BUFFALO, NY - A Buffalo Common Council member has become the latest in a line of public figures to protest what he calls injustice during a moment meant to honor the flag of our nation.
“I thought about this for a couple of weeks...more than that actually,” said Masten District Common Council Member Ulysees O. Wingo Sr., who raised a fist in silent protest during the Pledge of Allegiance before Tuesday’s council meeting.
"It was an expression of solidarity with the rest of the country and the rest of the Americans who feel as I do about the devaluing of black lives," Wingo told WGRZ-TV.
According to Wingo, that “devaluing” has been demonstrated in particular, by police shootings involving unarmed African Americans
“Anyone who is not outraged at unarmed Americans being killed, particularly black unarmed Americans…that should be a clear signal there is something wrong in our country," he said.“This is about individuals across the nation who are wearing badges who are literally targeting people of color," said Wingo, while wishing to make clear he was not talking about police in Buffalo.
Moreover, Wingo believes the Pledge of Allegiance phrase "with liberty and justice for all" seems not to apply to all in America, particularly those who are black.
“Liberties for who?” he asked aloud. “And justices? There are so many levels of injustices, and so many levels of systemic issues in this country. Liberty and justice for all...who’s the all?"

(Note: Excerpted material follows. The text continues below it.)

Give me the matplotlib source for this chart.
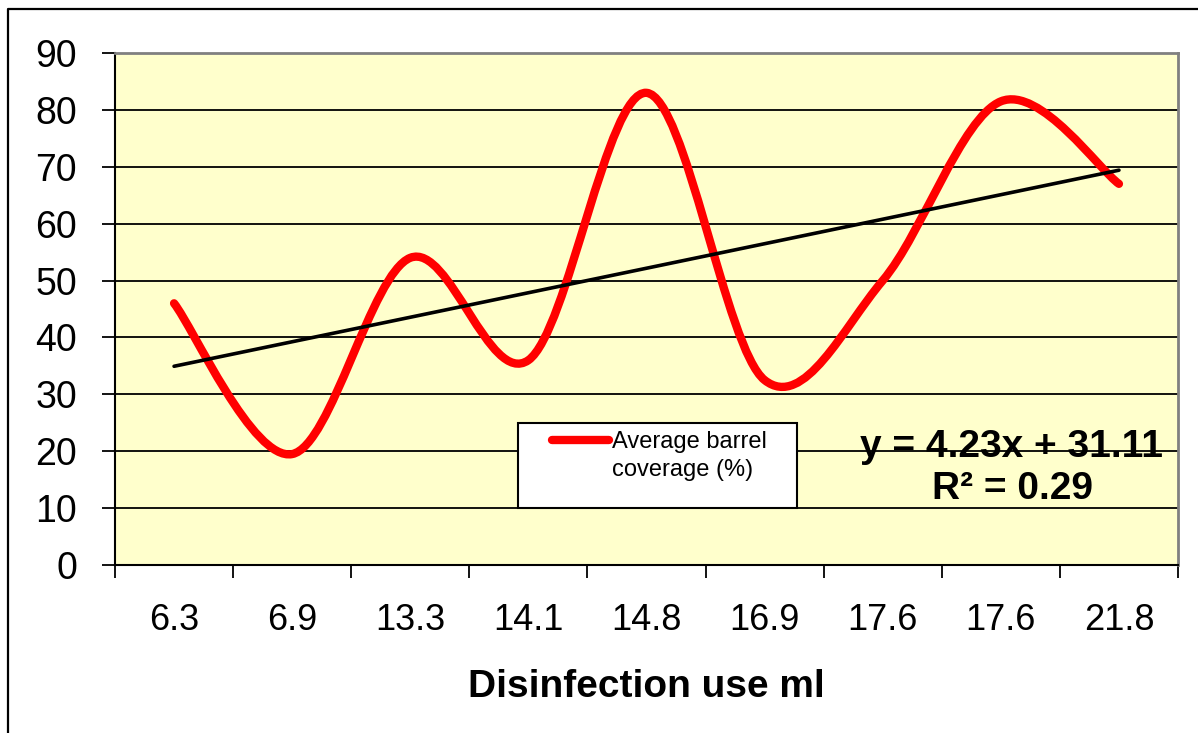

He also had a ready response for those who might suggest that a council meeting was neither the time nor place for an elected official to engage in such a protest.
“You tell me, where a good place and a good time is," said Wingo, who indicated that for someone like himself, with some authority vested in him by his constituents, the council meeting served as an ideal bully pulpit from which to effect change.
“We need those who are in power, those who can fix it…to do something about it," he said.
Wingo reports that there has been a backlash to his actions, particularly on social media, which he said he fully expected.
However, he says his fellow lawmakers have said nothing to him about his protest during the Pledge, which he plans to continue at future council meetings.